* Objective
Return each line of the listing below, unchanged, and omit the images.

* Data segment
□ □ □ □
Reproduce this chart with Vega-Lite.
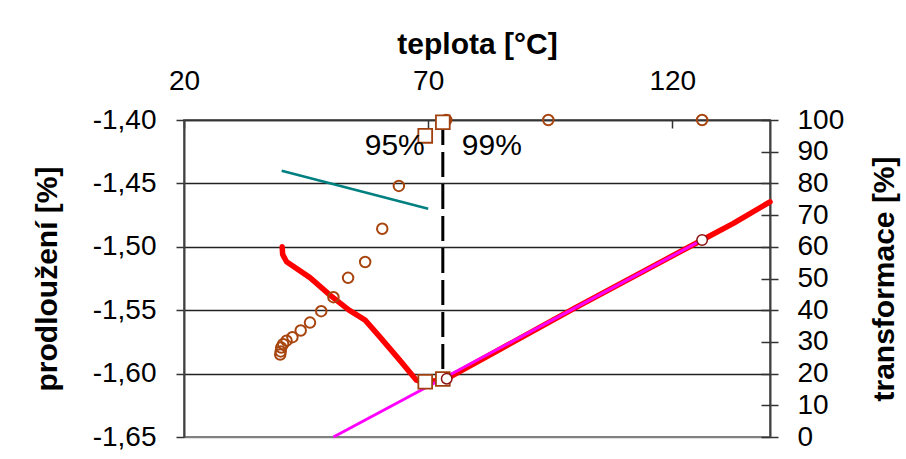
{
  "$schema": "https://vega.github.io/schema/vega-lite/v6.json",
  "width": 586,
  "height": 317,
  "autosize": "none",
  "padding": {"left": 184, "top": 120, "right": 136, "bottom": 22},
  "background": "white",
  "config": {
    "font": "Liberation Sans",
    "view": {"stroke": "#808080", "strokeWidth": 2},
    "axis": {
      "labelFont": "Liberation Sans",
      "titleFont": "Liberation Sans",
      "labelFontSize": 28,
      "titleFontSize": 30,
      "titleFontWeight": "bold",
      "labelColor": "#000",
      "titleColor": "#000",
      "tickColor": "#333",
      "domainColor": "#404040",
      "domainWidth": 2,
      "tickWidth": 1.5,
      "labelFlush": false
    }
  },
  "datasets": {
    "red": [
      {"t": 40.1, "p": -1.5}, {"t": 40.2, "p": -1.506}, {"t": 41.0, "p": -1.5118},
      {"t": 45.8, "p": -1.5243}, {"t": 49.9, "p": -1.5381}, {"t": 53.8, "p": -1.5499},
      {"t": 57.1, "p": -1.5578}, {"t": 60.1, "p": -1.571}, {"t": 64.0, "p": -1.5886},
      {"t": 67.6, "p": -1.6052}, {"t": 68.7, "p": -1.6065}, {"t": 71.7, "p": -1.6057},
      {"t": 74.5, "p": -1.6025}, {"t": 100, "p": -1.5483}, {"t": 126.1, "p": -1.4946},
      {"t": 132.5, "p": -1.4815}, {"t": 140, "p": -1.4645}
    ],
    "magenta": [{"t": 50.6, "p": -1.65}, {"t": 126.1, "p": -1.4946}],
    "teal": [{"t": 40, "p": -1.44}, {"t": 70, "p": -1.47}],
    "dash": [{"t": 73, "p": -1.4, "p2": -1.604}],
    "sqlow": [{"t": 69.4, "p": -1.6064}, {"t": 73.0, "p": -1.6043}],
    "wcirc": [{"t": 73.8, "p": -1.604}, {"t": 126.1, "p": -1.4946}],
    "brown": [
      {"t": 39.7, "tr": 26.0}, {"t": 39.8, "tr": 27.0}, {"t": 39.9, "tr": 28.2},
      {"t": 40.3, "tr": 29.3}, {"t": 41.0, "tr": 30.4}, {"t": 42.2, "tr": 31.5},
      {"t": 43.9, "tr": 33.6}, {"t": 45.8, "tr": 36.1}, {"t": 48.1, "tr": 39.7},
      {"t": 50.6, "tr": 44.1}, {"t": 53.6, "tr": 50.2}, {"t": 57.1, "tr": 55.2},
      {"t": 60.6, "tr": 65.7}, {"t": 64.0, "tr": 79.2}, {"t": 73.7, "tr": 100},
      {"t": 94.6, "tr": 100}, {"t": 126.1, "tr": 100}
    ],
    "squp": [{"t": 69.4, "tr": 95}, {"t": 73.0, "tr": 99.3}],
    "l95": [{"t": 69.3, "tr": 89, "label": "95%"}],
    "l99": [{"t": 76.9, "tr": 89, "label": "99%"}]
  },
  "encoding": {
    "x": {
      "field": "t",
      "type": "quantitative",
      "scale": {"domain": [20, 140], "nice": false, "zero": false},
      "axis": {
        "orient": "top",
        "values": [20, 70, 120],
        "title": "teplota [°C]",
        "tickSize": -8,
        "labelPadding": 33,
        "titlePadding": 8,
        "grid": false,
        "domainColor": "#333",
        "domainWidth": 1.5
      }
    }
  },
  "layer": [
    {
      "encoding": {
        "y": {
          "field": "p",
          "type": "quantitative",
          "scale": {"domain": [-1.65, -1.4], "nice": false, "zero": false},
          "axis": {
            "orient": "left",
            "values": [-1.65, -1.6, -1.55, -1.5, -1.45, -1.4],
            "labelExpr": "(datum.value < 0 ? '-' : '') + replace(format(abs(datum.value), '.2f'), '.', ',')",
            "title": "prodloužení [%]",
            "tickSize": 8,
            "labelPadding": 20,
            "titlePadding": 30,
            "grid": true,
            "gridColor": {"condition": {"test": "datum.value < -1.649", "value": "#808080"}, "value": "#222"},
            "gridWidth": 1.3
          }
        }
      },
      "layer": [
        {"data": {"name": "red"}, "mark": {"type": "line", "color": "#FF0000", "strokeWidth": 5.5, "strokeCap": "round", "strokeJoin": "round"}},
        {"data": {"name": "magenta"}, "mark": {"type": "line", "color": "#FF00FF", "strokeWidth": 3}},
        {"data": {"name": "teal"}, "mark": {"type": "line", "color": "#008080", "strokeWidth": 2.5}},
        {"data": {"name": "dash"}, "mark": {"type": "rule", "color": "#000", "strokeWidth": 3, "strokeDash": [25, 7]}, "encoding": {"y2": {"field": "p2"}}},
        {"data": {"name": "sqlow"}, "mark": {"type": "square", "filled": true, "fill": "white", "stroke": "#A0400F", "strokeWidth": 1.8, "size": 190, "opacity": 1}},
        {"data": {"name": "wcirc"}, "mark": {"type": "circle", "filled": true, "fill": "white", "stroke": "#8B1010", "strokeWidth": 1.5, "size": 110, "opacity": 1}}
      ]
    },
    {
      "encoding": {
        "y": {
          "field": "tr",
          "type": "quantitative",
          "scale": {"domain": [0, 100], "nice": false, "zero": false},
          "axis": {
            "orient": "right",
            "values": [0, 10, 20, 30, 40, 50, 60, 70, 80, 90, 100],
            "title": "transformace [%]",
            "titleAngle": 270,
            "titleBaseline": "top",
            "titlePadding": 26,
            "tickSize": 8,
            "labelPadding": 19,
            "grid": false
          }
        }
      },
      "layer": [
        {"data": {"name": "brown"}, "mark": {"type": "point", "shape": "circle", "filled": false, "stroke": "#A8450F", "strokeWidth": 2, "size": 110, "opacity": 1}},
        {"data": {"name": "squp"}, "mark": {"type": "square", "filled": true, "fill": "white", "stroke": "#A0400F", "strokeWidth": 1.8, "size": 190, "opacity": 1}},
        {"data": {"name": "l95"}, "mark": {"type": "text", "align": "right", "baseline": "alphabetic", "fontSize": 30, "color": "#000"}, "encoding": {"text": {"field": "label"}}},
        {"data": {"name": "l99"}, "mark": {"type": "text", "align": "left", "baseline": "alphabetic", "fontSize": 30, "color": "#000"}, "encoding": {"text": {"field": "label"}}}
      ]
    },
    {
      "data": {"values": [{"t": 20, "q": 0}]},
      "mark": {"type": "rule", "opacity": 0},
      "encoding": {
        "y": {
          "field": "q",
          "type": "quantitative",
          "scale": {"domain": [0, 100], "nice": false, "zero": false},
          "axis": {
            "orient": "right",
            "values": [0, 10, 20, 30, 40, 50, 60, 70, 80, 90, 100],
            "title": null,
            "labels": false,
            "domain": false,
            "tickSize": -9,
            "grid": false
          }
        }
      }
    }
  ],
  "resolve": {"scale": {"y": "independent"}}
}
□ □ □ □
* Written response
Reproduce this chart with Vega-Lite.
{
  "$schema": "https://vega.github.io/schema/vega-lite/v6.json",
  "width": 586,
  "height": 317,
  "autosize": "none",
  "padding": {"left": 184, "top": 120, "right": 136, "bottom": 22},
  "background": "white",
  "config": {
    "font": "Liberation Sans",
    "view": {"stroke": "#808080", "strokeWidth": 2},
    "axis": {
      "labelFont": "Liberation Sans",
      "titleFont": "Liberation Sans",
      "labelFontSize": 28,
      "titleFontSize": 30,
      "titleFontWeight": "bold",
      "labelColor": "#000",
      "titleColor": "#000",
      "tickColor": "#333",
      "domainColor": "#404040",
      "domainWidth": 2,
      "tickWidth": 1.5,
      "labelFlush": false
    }
  },
  "datasets": {
    "red": [
      {"t": 40.1, "p": -1.5}, {"t": 40.2, "p": -1.506}, {"t": 41.0, "p": -1.5118},
      {"t": 45.8, "p": -1.5243}, {"t": 49.9, "p": -1.5381}, {"t": 53.8, "p": -1.5499},
      {"t": 57.1, "p": -1.5578}, {"t": 60.1, "p": -1.571}, {"t": 64.0, "p": -1.5886},
      {"t": 67.6, "p": -1.6052}, {"t": 68.7, "p": -1.6065}, {"t": 71.7, "p": -1.6057},
      {"t": 74.5, "p": -1.6025}, {"t": 100, "p": -1.5483}, {"t": 126.1, "p": -1.4946},
      {"t": 132.5, "p": -1.4815}, {"t": 140, "p": -1.4645}
    ],
    "magenta": [{"t": 50.6, "p": -1.65}, {"t": 126.1, "p": -1.4946}],
    "teal": [{"t": 40, "p": -1.44}, {"t": 70, "p": -1.47}],
    "dash": [{"t": 73, "p": -1.4, "p2": -1.604}],
    "sqlow": [{"t": 69.4, "p": -1.6064}, {"t": 73.0, "p": -1.6043}],
    "wcirc": [{"t": 73.8, "p": -1.604}, {"t": 126.1, "p": -1.4946}],
    "brown": [
      {"t": 39.7, "tr": 26.0}, {"t": 39.8, "tr": 27.0}, {"t": 39.9, "tr": 28.2},
      {"t": 40.3, "tr": 29.3}, {"t": 41.0, "tr": 30.4}, {"t": 42.2, "tr": 31.5},
      {"t": 43.9, "tr": 33.6}, {"t": 45.8, "tr": 36.1}, {"t": 48.1, "tr": 39.7},
      {"t": 50.6, "tr": 44.1}, {"t": 53.6, "tr": 50.2}, {"t": 57.1, "tr": 55.2},
      {"t": 60.6, "tr": 65.7}, {"t": 64.0, "tr": 79.2}, {"t": 73.7, "tr": 100},
      {"t": 94.6, "tr": 100}, {"t": 126.1, "tr": 100}
    ],
    "squp": [{"t": 69.4, "tr": 95}, {"t": 73.0, "tr": 99.3}],
    "l95": [{"t": 69.3, "tr": 89, "label": "95%"}],
    "l99": [{"t": 76.9, "tr": 89, "label": "99%"}]
  },
  "encoding": {
    "x": {
      "field": "t",
      "type": "quantitative",
      "scale": {"domain": [20, 140], "nice": false, "zero": false},
      "axis": {
        "orient": "top",
        "values": [20, 70, 120],
        "title": "teplota [°C]",
        "tickSize": -8,
        "labelPadding": 33,
        "titlePadding": 8,
        "grid": false,
        "domainColor": "#333",
        "domainWidth": 1.5
      }
    }
  },
  "layer": [
    {
      "encoding": {
        "y": {
          "field": "p",
          "type": "quantitative",
          "scale": {"domain": [-1.65, -1.4], "nice": false, "zero": false},
          "axis": {
            "orient": "left",
            "values": [-1.65, -1.6, -1.55, -1.5, -1.45, -1.4],
            "labelExpr": "(datum.value < 0 ? '-' : '') + replace(format(abs(datum.value), '.2f'), '.', ',')",
            "title": "prodloužení [%]",
            "tickSize": 8,
            "labelPadding": 20,
            "titlePadding": 30,
            "grid": true,
            "gridColor": {"condition": {"test": "datum.value < -1.649", "value": "#808080"}, "value": "#222"},
            "gridWidth": 1.3
          }
        }
      },
      "layer": [
        {"data": {"name": "red"}, "mark": {"type": "line", "color": "#FF0000", "strokeWidth": 5.5, "strokeCap": "round", "strokeJoin": "round"}},
        {"data": {"name": "magenta"}, "mark": {"type": "line", "color": "#FF00FF", "strokeWidth": 3}},
        {"data": {"name": "teal"}, "mark": {"type": "line", "color": "#008080", "strokeWidth": 2.5}},
        {"data": {"name": "dash"}, "mark": {"type": "rule", "color": "#000", "strokeWidth": 3, "strokeDash": [25, 7]}, "encoding": {"y2": {"field": "p2"}}},
        {"data": {"name": "sqlow"}, "mark": {"type": "square", "filled": true, "fill": "white", "stroke": "#A0400F", "strokeWidth": 1.8, "size": 190, "opacity": 1}},
        {"data": {"name": "wcirc"}, "mark": {"type": "circle", "filled": true, "fill": "white", "stroke": "#8B1010", "strokeWidth": 1.5, "size": 110, "opacity": 1}}
      ]
    },
    {
      "encoding": {
        "y": {
          "field": "tr",
          "type": "quantitative",
          "scale": {"domain": [0, 100], "nice": false, "zero": false},
          "axis": {
            "orient": "right",
            "values": [0, 10, 20, 30, 40, 50, 60, 70, 80, 90, 100],
            "title": "transformace [%]",
            "titleAngle": 270,
            "titleBaseline": "top",
            "titlePadding": 26,
            "tickSize": 8,
            "labelPadding": 19,
            "grid": false
          }
        }
      },
      "layer": [
        {"data": {"name": "brown"}, "mark": {"type": "point", "shape": "circle", "filled": false, "stroke": "#A8450F", "strokeWidth": 2, "size": 110, "opacity": 1}},
        {"data": {"name": "squp"}, "mark": {"type": "square", "filled": true, "fill": "white", "stroke": "#A0400F", "strokeWidth": 1.8, "size": 190, "opacity": 1}},
        {"data": {"name": "l95"}, "mark": {"type": "text", "align": "right", "baseline": "alphabetic", "fontSize": 30, "color": "#000"}, "encoding": {"text": {"field": "label"}}},
        {"data": {"name": "l99"}, "mark": {"type": "text", "align": "left", "baseline": "alphabetic", "fontSize": 30, "color": "#000"}, "encoding": {"text": {"field": "label"}}}
      ]
    },
    {
      "data": {"values": [{"t": 20, "q": 0}]},
      "mark": {"type": "rule", "opacity": 0},
      "encoding": {
        "y": {
          "field": "q",
          "type": "quantitative",
          "scale": {"domain": [0, 100], "nice": false, "zero": false},
          "axis": {
            "orient": "right",
            "values": [0, 10, 20, 30, 40, 50, 60, 70, 80, 90, 100],
            "title": null,
            "labels": false,
            "domain": false,
            "tickSize": -9,
            "grid": false
          }
        }
      }
    }
  ],
  "resolve": {"scale": {"y": "independent"}}
}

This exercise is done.